Londoners and visitors joined in solidarity in a vigil on Trafalgar Square to commemorate the victims of a terrorist attack near the British Parliament. The violence claimed four lives and left some 40 people injured.
A minute's silence was kept, and candles were lit both on the steps at Trafalgar Square, and in a bank among the crowds. While many people left quickly after Thursday evening's 15-minute vigil, others stood silently in the usually noisy square, holding candles or gazing at those on the steps. Surrounding streets had been blocked off and were empty of traffic.
"I wanted to be with people who wanted to remember what happened yesterday, and to make a message of strength. I was very upset yesterday - there's something about it being in the heart of your home," Lauren Kriwald, a therapist, told DW.
Londoner Keith Evans was moved by the event, which gave him a sense of closure he didn't have after the July 7, 2005 bombings, the worst terrorist attack on London in recent memory until Wednesday's incident.
"I was abroad when 7/7 happened, so I wanted to come to show my feelings," Evans said. "It's quite moving, the minute's silence."
'Terrorists will never succeed'
Police have so far named three of the four people who died, along with the attacker: Police Constable Keith Palmer, 48, American Kurt Cochran, 54, and Aysha Frade, 43, a British national of Spanish and Cypriot origin.
Cochran and Frade were killed when Khalid Masood drove his car into pedestrians on Westminster Bridge before crashing into the railings of the Houses of Parliament, and then knifing PC Palmer, who was unarmed.
Home Secretary Amber Rudd and London Mayor Sadiq Khan addressed the heavily policed crowds Thursday evening.
"We are strong in our values and proud of our country," Rudd said.
Khan said Londoners would "never be cowed" by terrorism. "Those evil and twisted individuals who try to destroy our shared way of life will never succeed," he told the crowd.
Questions about security
While CCTV cameras leave criminals almost nowhere to hide in the United Kingdom, this week's terrorist incident has raised questions among worried citizens about armed police - an uncommon sight in the isle-nation.
Spanish journalist Meritxell Vallve, who has lived in London for seven years, said the collective response was too understated.
"The English are too proud of themselves saying: 'We will never be defeated.'" Having lived in San Francisco in 2001 and seen the military presence there after the 9/11 atrocities, she said there should be "more police, more of them armed, especially by landmarks, to protect tourists."
However, others said the police response on Wednesday reflected a well-functioning system in a city already on alert for terrorist attacks for over 10 years.
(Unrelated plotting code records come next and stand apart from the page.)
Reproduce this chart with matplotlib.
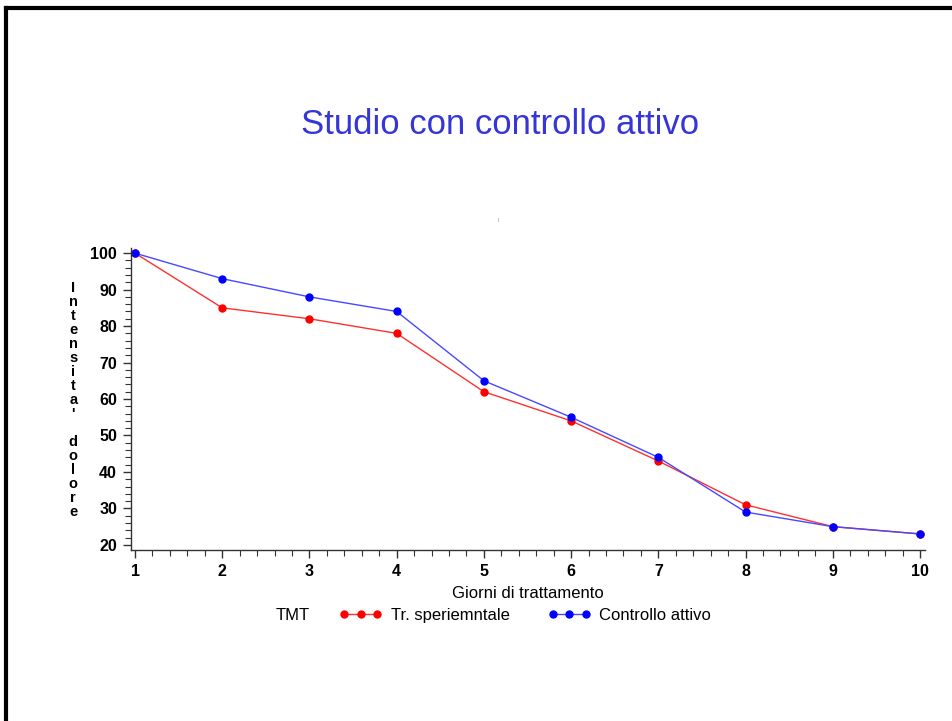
#!/usr/bin/env python

import matplotlib
matplotlib.use('Agg')
import matplotlib.pyplot as plt
from matplotlib.lines import Line2D
from matplotlib.ticker import MultipleLocator

plt.rcParams['font.family'] = ['Liberation Sans', 'DejaVu Sans']

giorni = [1, 2, 3, 4, 5, 6, 7, 8, 9, 10]
sperimentale = [100, 85, 82, 78, 62, 54, 43, 31, 25, 23]
controllo = [100, 93, 88, 84, 65, 55, 44, 29, 25, 23]
y_ticks = [20, 30, 40, 50, 60, 70, 80, 90, 100]

TITOLO = 'Studio con controllo attivo'
ETICHETTA_Y = "Intensita' dolore"


def crea_grafico():
    fig = plt.figure(figsize=(9.52, 7.21), dpi=100)

    # cornice nera in alto e a sinistra
    fig.add_artist(Line2D([0.006, 1.0], [0.989, 0.989], color='black', lw=3))
    fig.add_artist(Line2D([0.0063, 0.0063], [0.0, 0.989], color='black', lw=3))

    fig.text(0.525, 0.828, TITOLO, color='#3535d8', fontsize=25,
             ha='center', va='center')
    fig.text(0.523, 0.695, '|', color='#666666', fontsize=3,
             ha='center', va='center')

    ax = fig.add_axes([0.1376, 0.2372, 0.834, 0.4188])
    ax.plot(giorni, sperimentale, color='#ff3030', lw=1, marker='o',
            markersize=5, markerfacecolor='red', markeredgecolor='red',
            label='Tr. speriemntale')
    ax.plot(giorni, controllo, color='#4848ff', lw=1, marker='o',
            markersize=5, markerfacecolor='blue', markeredgecolor='blue',
            label='Controllo attivo')

    ax.set_xlim(0.954, 10.057)
    ax.set_ylim(18.6, 101.4)
    ax.set_xticks(giorni)
    ax.set_yticks(y_ticks)
    ax.xaxis.set_minor_locator(MultipleLocator(0.2))
    ax.yaxis.set_minor_locator(MultipleLocator(2))
    for lato in ('top', 'right'):
        ax.spines[lato].set_visible(False)
    for lato in ('left', 'bottom'):
        ax.spines[lato].set_color('#333333')
        ax.spines[lato].set_linewidth(1)
    ax.tick_params(which='major', length=6, width=1, color='#333333',
                   labelsize=11.5, pad=4)
    ax.tick_params(which='minor', length=4, width=0.8, color='#333333')
    for lab in ax.get_xticklabels() + ax.get_yticklabels():
        lab.set_fontweight('bold')

    ax.set_xlabel('Giorni di trattamento', fontsize=12, labelpad=5)

    # etichetta verticale a lettere sovrapposte
    fig.text(0.077, 0.445, '\n'.join(ETICHETTA_Y), fontsize=10.5,
             fontweight='bold', ha='center', va='center', linespacing=1.0)

    fig.text(0.29, 0.146, 'TMT', fontsize=12, ha='left', va='center')
    fig.legend(loc='center left', bbox_to_anchor=(0.356, 0.146), ncol=2,
               frameon=False, numpoints=3, handlelength=2.6,
               handletextpad=0.5, columnspacing=2.3, fontsize=12,
               borderaxespad=0, borderpad=0)

    fig.savefig('out.png', dpi=100)


if __name__ == "__main__":
    crea_grafico()
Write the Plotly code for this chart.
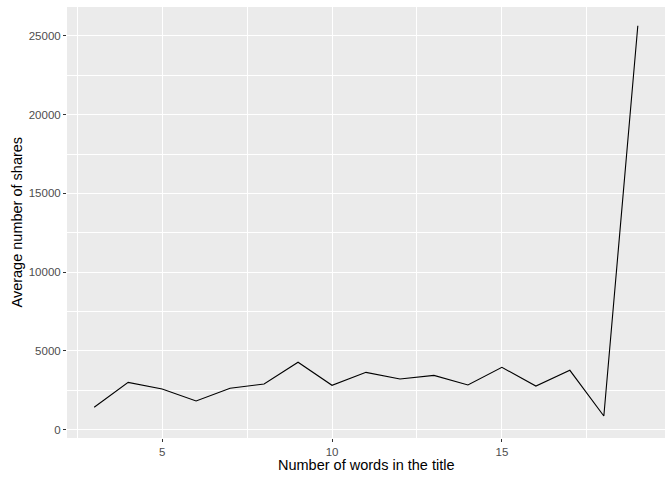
import plotly.graph_objects as go

words = [3, 4, 5, 6, 7, 8, 9, 10, 11, 12, 13, 14, 15, 16, 17, 18, 19]
avg_shares = [1410, 2990, 2570, 1810, 2620, 2890, 4270, 2810, 3630, 3210,
              3440, 2830, 3950, 2760, 3760, 860, 25650]

x_ticks = [5, 10, 15]
y_ticks = [0, 5000, 10000, 15000, 20000, 25000]
y_tick_text = ["0", "5000", "10000", "15000", "20000", "25000"]

fig = go.Figure()
fig.add_trace(go.Scatter(x=words, y=avg_shares, mode="lines",
                         line=dict(color="black", width=1.1),
                         showlegend=False, hoverinfo="x+y"))

font = "Liberation Sans, Arial, sans-serif"
axis_common = dict(
    showgrid=True, gridcolor="white", gridwidth=1.1,
    zeroline=False, showline=False, automargin=False,
    ticks="outside", ticklen=3, tickcolor="#333333", tickwidth=1,
    tickfont=dict(family=font, size=11.5, color="#4d4d4d"),
)
fig.update_layout(
    width=672, height=480,
    margin=dict(l=67, r=7, t=7, b=42),
    paper_bgcolor="white", plot_bgcolor="#ebebeb",
    font=dict(family=font),
    xaxis=dict(**axis_common, range=[2.2, 19.8], tickvals=x_ticks,
               minor=dict(tick0=2.5, dtick=5, showgrid=True,
                          gridcolor="white", gridwidth=0.6, ticks="")),
    yaxis=dict(**axis_common, range=[-540, 26840],
               tickvals=y_ticks, ticktext=y_tick_text,
               minor=dict(tick0=2500, dtick=5000, showgrid=True,
                          gridcolor="white", gridwidth=0.6, ticks="")),
    annotations=[
        dict(text="Number of words in the title", xref="paper", yref="paper",
             x=0.5, y=0, yanchor="top", xanchor="center",
             yshift=-17, showarrow=False,
             font=dict(family=font, size=14.5, color="black")),
        dict(text="Average number of shares", xref="paper", yref="paper",
             x=0, xshift=-51, y=0.5, textangle=-90, xanchor="center",
             yanchor="middle", showarrow=False,
             font=dict(family=font, size=14.5, color="black")),
    ],
)
fig.write_html("out.html", config={"displayModeBar": False},
               post_script="document.body.style.margin='0';document.body.style.padding='0';")
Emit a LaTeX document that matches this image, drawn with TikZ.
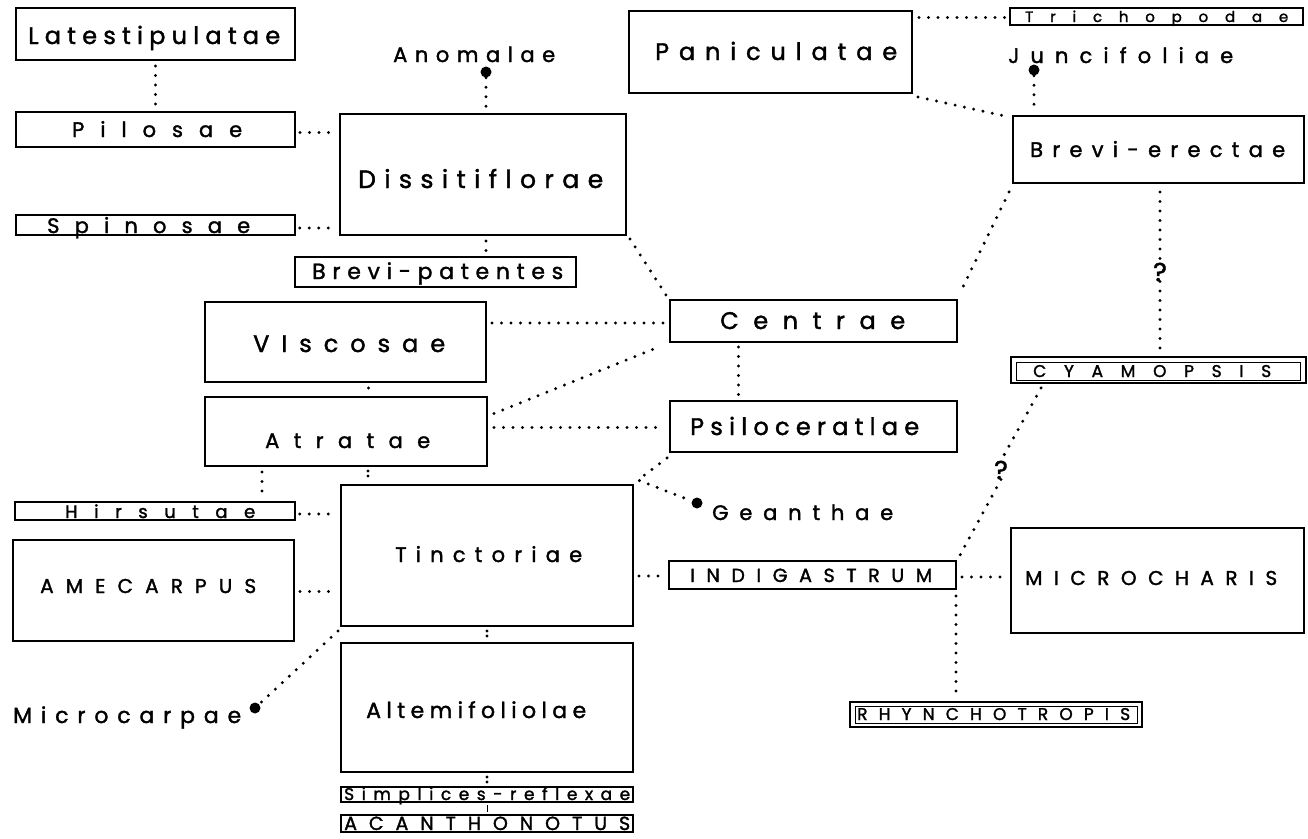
\documentclass[tikz,border=0pt]{standalone}
\usepackage{fontspec}
\setmainfont{Poppins}[FakeBold=1.6]
\usetikzlibrary{calc,fit}
\def\spread#1#2{\makebox[#1][s]{\spreadaux#2\relax}}
\def\spreadaux#1{#1\futurelet\spnext\spreadcheck}
\def\spreadcheck{\ifx\spnext\relax\expandafter\spreadend\else\hfil\expandafter\spreadaux\fi}
\def\spreadend\relax{}
\newcommand\lbl[6]{\node[tx] (#1) at (#2,#3) {\fontsize{#4}{#4}\selectfont\spread{#5pt}{#6}};}
\begin{document}
\begin{tikzpicture}[x=1pt,y=-1pt,
  bx/.style={draw, line width=1.9pt, inner sep=0pt, rectangle},
  tbx/.style={draw, line width=1.5pt, inner sep=0pt, rectangle},
  inbx/.style={draw, line width=1pt, inner sep=0pt, rectangle},
  tx/.style={anchor=base west, inner sep=0pt},
  dl/.style={line width=3.3pt, line cap=round, dash pattern=on 0pt off 9.5pt},
  dls/.style={line width=3.3pt, line cap=round, dash pattern=on 0pt off 5pt},
  dotn/.style={circle, fill, inner sep=0pt, minimum size=11pt},
  qn/.style={inner sep=0pt, font=\fontsize{26}{26}\selectfont}]
\useasboundingbox (0,0) rectangle (1308,838);
\fill[white] (0,0) rectangle (1308,838);
% boxes
\node[bx, fit={(16,8) (295,60)}] (lat) {};
\node[bx, fit={(16,112) (295,147)}] (pil) {};
\node[tbx, fit={(16,215) (295,235)}] (spi) {};
\node[bx, fit={(340,114) (626,235)}] (dis) {};
\node[bx, fit={(295,257) (576,287)}] (bpa) {};
\node[bx, fit={(629,11) (912,93)}] (pan) {};
\node[tbx, fit={(1010,8) (1303,25)}] (tri) {};
\node[bx, fit={(1013,116) (1304,183)}] (bre) {};
\node[bx, fit={(205,302) (486,382)}] (vis) {};
\node[bx, fit={(205,397) (487,466)}] (atr) {};
\node[tbx, fit={(15,502) (295,520)}] (hir) {};
\node[bx, fit={(341,485) (633,626)}] (tin) {};
\node[bx, fit={(13,540) (294,641)}] (ame) {};
\node[bx, fit={(341,643) (633,772)}] (alt) {};
\node[tbx, fit={(341,787) (633,802)}] (sim) {};
\node[tbx, fit={(341,815) (633,832)}] (aca) {};
\node[bx, fit={(670,300) (957,342)}] (cen) {};
\node[bx, fit={(670,401) (957,452)}] (psi) {};
\node[bx, fit={(669,561) (956,589)}] (ind) {};
\node[bx, fit={(1011,528) (1304,633)}] (mic) {};
\node[bx, fit={(1011,357) (1306,383)}] (cya) {};
\node[inbx, fit={(1016,362) (1300,380)}] (cyai) {};
\node[bx, fit={(850,702) (1142,727)}] (rhy) {};
\node[inbx, fit={(855,706) (1137,723)}] (rhyi) {};
% labels
\lbl{t-lat}{28}{44}{24}{252}{Latestipulatae}
\lbl{t-pil}{72}{137}{21}{170}{Pilosae}
\lbl{t-spi}{47}{233}{21}{203}{Spinosae}
\lbl{t-dis}{358}{188}{25}{245}{Dissitiflorae}
\lbl{t-ano}{393}{62}{21}{162}{Anomalae}
\lbl{t-bpa}{312}{279}{22}{251}{Brevi-patentes}
\lbl{t-pan}{655}{60}{24}{242}{Paniculatae}
\lbl{t-tri}{1025}{22}{15}{263}{Trichopodae}
\lbl{t-jun}{1008}{63}{21}{225}{Juncifoliae}
\lbl{t-bre}{1030}{157}{21}{255}{Brevi-erectae}
\lbl{t-vis}{253}{352}{24}{192}{VIscosae}
\lbl{t-atr}{265}{448}{21}{165}{Atratae}
\lbl{t-hir}{65}{518}{18}{190}{Hirsutae}
\lbl{t-tin}{395}{562}{21}{187}{Tinctoriae}
\lbl{t-ame}{40}{593}{20}{216}{AMECARPUS}
\lbl{t-alt}{366}{718}{22}{220}{Altemifoliolae}
\lbl{t-mcp}{13}{723}{22}{228}{Microcarpae}
\lbl{t-sim}{344}{800}{17}{286}{Simplices-reflexae}
\lbl{t-aca}{344}{830}{19}{286}{ACANTHONOTUS}
\lbl{t-cen}{720}{329}{24}{185}{Centrae}
\lbl{t-psi}{690}{435}{24}{229}{Psiloceratlae}
\lbl{t-gea}{712}{520}{21}{181}{Geanthae}
\lbl{t-ind}{690}{582}{19}{242}{INDIGASTRUM}
\lbl{t-mic}{1025}{585}{20}{252}{MICROCHARIS}
\lbl{t-cya}{1033}{377}{17}{238}{CYAMOPSIS}
\lbl{t-rhy}{857}{720}{17}{273}{RHYNCHOTROPIS}
% dots and question marks
\node[dotn] (adot) at (486,72) {};
\node[dotn] (jdot) at (1034,70) {};
\node[dotn] (gdot) at (697,503) {};
\node[dotn] (mdot) at (255,708) {};
\node[qn] (q1) at (1160,272) {?};
\node[qn] (q2) at (1001,470) {?};
\coordinate (gbend) at (638,480);
% connectors
\draw[dl] ([yshift=-5pt]lat.south) -- ([yshift=5pt]pil.north);
\draw[dl] ($(pil.east)+(4,3)$) -- ($(pil.east -| dis.west)+(-6,3)$);
\draw[dl] ($(spi.east)+(4,3)$) -- ($(spi.east -| dis.west)+(-6,3)$);
\draw[dl] (adot) -- ($(adot |- dis.north)+(0,-6)$);
\draw[dl] ($(adot |- dis.south)+(0,5)$) -- ($(adot |- bpa.north)+(0,-5)$);
\draw[dl] ($(dis.south east)+(3,3)$) -- ($(cen.north west)+(-3,-4)$);
\draw[dl] ($(pan.south east)+(5,3)$) -- ($(bre.north west)+(-7,1)$);
\draw[dl] ($(tri.west -| pan.east)+(6,1)$) -- ($(tri.west)+(-4,1)$);
\draw[dl] (jdot) -- ($(jdot |- bre.north)+(0,-6)$);
\draw[dl] ($(bre.south west)+(-3,8)$) -- ($(cen.north east)+(2,-6)$);
\draw[dl] ($(q1 |- bre.south)+(0,8)$) -- (q1.north);
\draw[dl] (q1.south) -- ($(q1 |- cya.north)+(0,-6)$);
\draw[dl] ($(cen.west -| vis.east)+(5,2)$) -- ($(cen.west)+(-5,2)$);
\draw[dls] ($(vis.south)+(23,5)$) -- ($(atr.north)+(23,-4)$);
\draw[dl] ($(atr.east)+(6,-18)$) -- ($(cen.south west)+(-8,3)$);
\draw[dl] ($(psi.west -| atr.east)+(6,1)$) -- ($(psi.west)+(-5,1)$);
\draw[dl] ($(cen.south)+(-75,4)$) -- ($(psi.north)+(-75,-5)$);
\draw[dl] ($(psi.south west)+(-2,5)$) -- (gbend) -- (gdot);
\draw[dl] ($(atr.south west)+(58,5)$) -- ($(atr.south west |- hir.north)+(58,-4)$);
\draw[dls] ($(atr.south west)+(164,4)$) -- ($(atr.south west |- tin.north)+(164,-4)$);
\draw[dl] ($(hir.east)+(4,3)$) -- ($(hir.east -| tin.west)+(-5,3)$);
\draw[dl] ($(ame.east)+(5,1)$) -- ($(ame.east -| tin.west)+(-6,1)$);
\draw[dl] ($(ind.west -| tin.east)+(5,1)$) -- ($(ind.west)+(-3,1)$);
\draw[dls] ($(tin.south)+(0,4)$) -- ($(alt.north)+(0,-4)$);
\draw[dl] ($(tin.south west)+(-2,4)$) -- (mdot);
\draw[dls] ($(alt.south)+(0,4)$) -- ($(sim.north)+(0,-3)$);
\draw[line width=0.9pt] ($(sim.south)+(0,2)$) -- ($(aca.north)+(0,-2)$);
\draw[dl] ($(ind.east)+(5,2)$) -- ($(ind.east -| mic.west)+(-4,2)$);
\draw[dl] ($(ind.south east)+(-1,6)$) -- ($(ind.south east |- rhy.north)+(-1,-6)$);
\draw[dl] ($(cya.south west)+(31,4)$) -- (q2.north);
\draw[dl] (q2.south) -- ($(ind.north east)+(2,-3)$);
\end{tikzpicture}
\end{document}
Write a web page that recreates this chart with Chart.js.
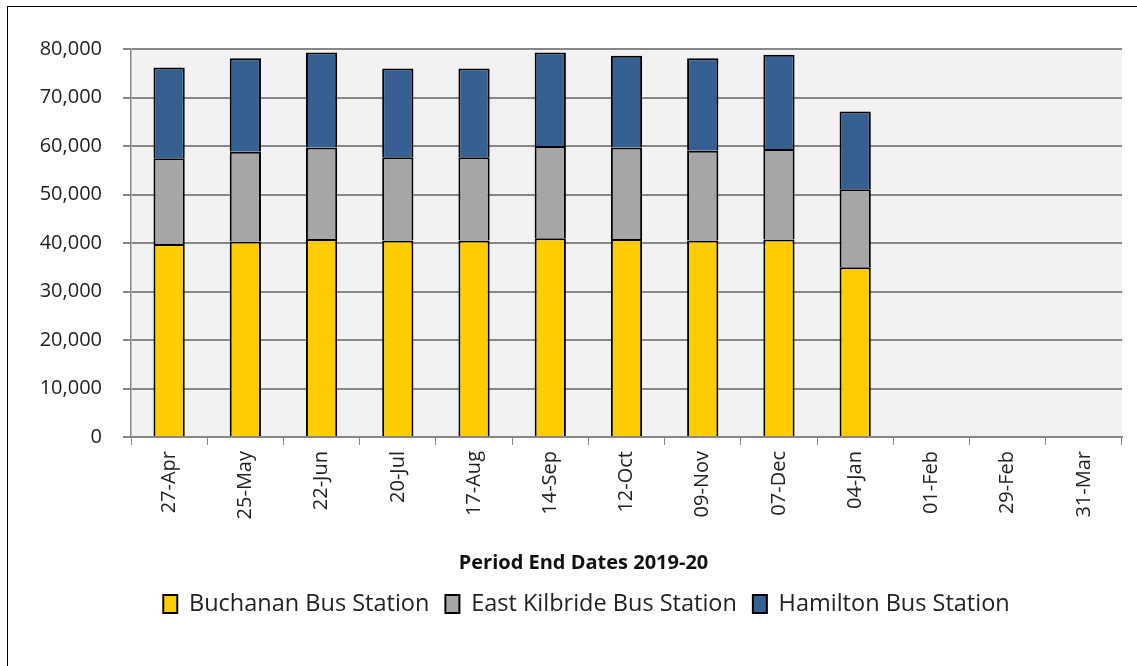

Nestor, who works in the National Gallery adjacent to Trafalgar Square, said arming all officers could actually undermine public safety. "People who want to do harm just grab it and use it," he told DW, referring to last Saturday's attack in Paris' Orly airport, in which the officer was carrying a gun.
Muslim community 'somber,' on edge
"As a Muslim today I'm proud to be a Londoner," said Indian-born Sultan Campwala, who has lived in the city for 15 years and attended the vigil. "Myself and loads of my friends have made special prayers in the mosque for the people who died and for the safety of this country."
Behind the speakers stood representatives of the city's many faith communities. Rabbi Nathan Levi of the London Faiths Forum, said: "There's already been a backlash that we're hearing about, from mosques around the country - people pulling hijabs, people pulling people's beards; in Birmingham, people trying to get into a mosque. After an event there's always a fear that things will get much worse."
He continued: "In the Jewish community at least there is a trail that Muslims don't stand up and speak for peace in these moments, so by being together we amplify all of our voices. Oftentimes it's not that they're not speaking, it's that they're not being heard."
Yasmeen Akhtar, of the Three Faiths Forum, described the mood across Britain's roughly 3 million-strong Muslim community as "somber."
"Not only are they experiencing the fear and concern as regular citizens, there's a backlash they unfairly experience because of the way these things are reported," Akhtar said.
The flags of government buildings, embassies and Westminster Abbey remained at half-mast in honor of those who had died. The Houses of Parliament were closed to all but passholders - MPs and peers - and Westminster Abbey said it was open for prayer but closed to tourists. A minute's silence was observed at 9:33 a.m. in honor of the police officer, Keith Palmer, whose shoulder number was 933. Well-wishers left flowers by the cordons at the National Police Memorial in honor of PC Palmer, and on Westminster Bridge, and earlier, by the cordons that kept the location of yesterday's horror sealed off.